René Harot
Histoire
1986 a été l'année des bilans. Lors du colloque réuni en mars à Paris par l'Unesco, les fidèles de Clio constatèrent qu'« Être historien aujourd'hui » posait le problème de l'objectivité. Sans porter atteinte à la valeur scientifique de leur œuvre, l'immersion des historiens dans leur temps modifie de fait le champ de leurs recherches. Ce n'est pas pur hasard si les médiévistes démontent les mécanismes de formation de l'État justement en ce xxe siècle, où l'on a tant renforcé son appareil. Les exemples foisonnent en 1986 : traduction en français chez Gallimard de l'ouvrage d'Andrew Lewis, le Sang royal. La famille capétienne et l'État, France xe-xive siècles ; publication par l'École normale supérieure de celui de Françoise Autrand, Prosopographie et genèse de l'État moderne ; animation par ce dernier auteur et par le professeur Philippe Contamine du groupe de recherches sur les Pouvoirs du xiiie et xvie siècle à l'École normale supérieure et à l'université de Paris X. Parallèlement, la personnalisation du pouvoir explique le succès des études biographiques au contenu renouvelé grâce à une relecture des sources.

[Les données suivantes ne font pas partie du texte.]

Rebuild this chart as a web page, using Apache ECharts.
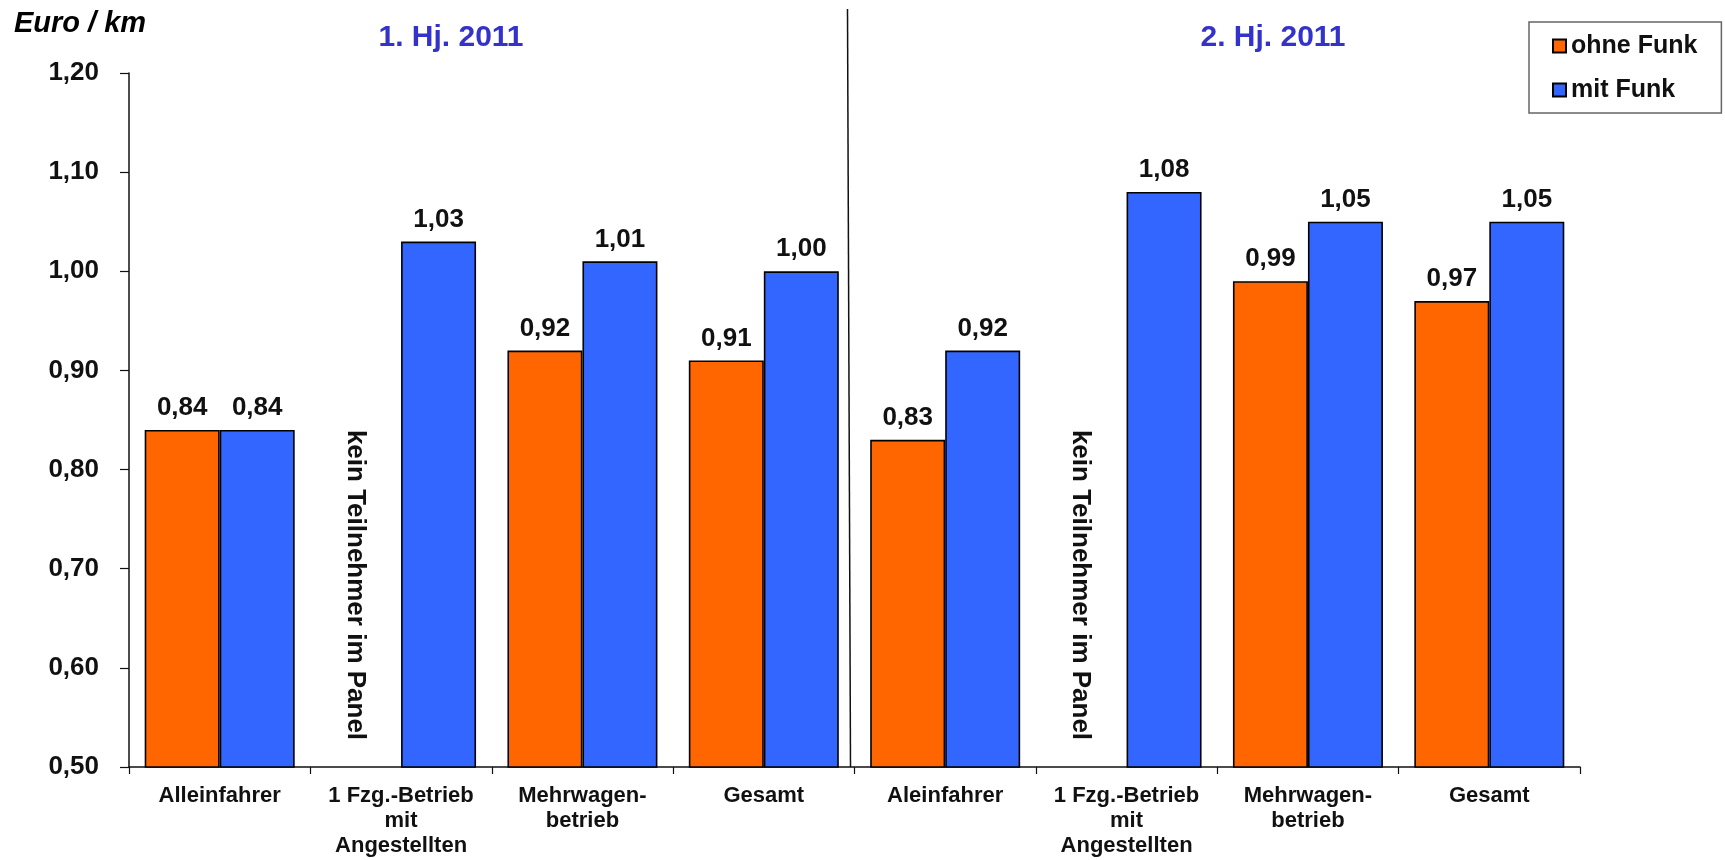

La volonté de la monarchie de contraindre la noblesse à renoncer à ses droits pour mieux renforcer l'État explique la lutte que mènent les souverains pour éteindre ses ardeurs fratricides, ce que démontre François Billacois dans sa thèse, le Duel dans la société française des xvie et xviie siècles. Essai de psychosociologie historique (EHSS, Paris, 1986). Le Dictionnaire des sciences historiques du nouveau responsable des Annales, André Bruguière (PUF, 1986), fait prendre conscience de l'élargissement continuel du champ de recherche des historiens. Fernand Braudel a su synthétiser leurs apports dans un message d'adieu : cette Identité de la France dont il ne rédigea que les deux premiers volumes avant sa mort : Espace et Histoire et les Hommes et les Choses (Arthaud-Flammarion, 1986).
Pierre Thibault
Littérature française
Si le monde littéraire a été traversé d'un vent de folie et de non-conformisme quand l'Académie française a élu en son sein Bertrand Poirot-Delpech, romancier malicieux, chroniqueur au Monde, et Jacques Laurent, le père de Caroline chérie, la France n'a pas oublié ses valeurs sûres en célébrant les centenaires de Pierre Benoit, de Pierre Loti et d'Alain-Fournier et, surtout, le dixième anniversaire de la mort de Malraux. Les classiques contemporains ont été salués aussi en la personne de Jean Genet, malgré les réactions diverses à son dernier livre Un captif amoureux, remis à la maison Gallimard peu de jours avant sa mort.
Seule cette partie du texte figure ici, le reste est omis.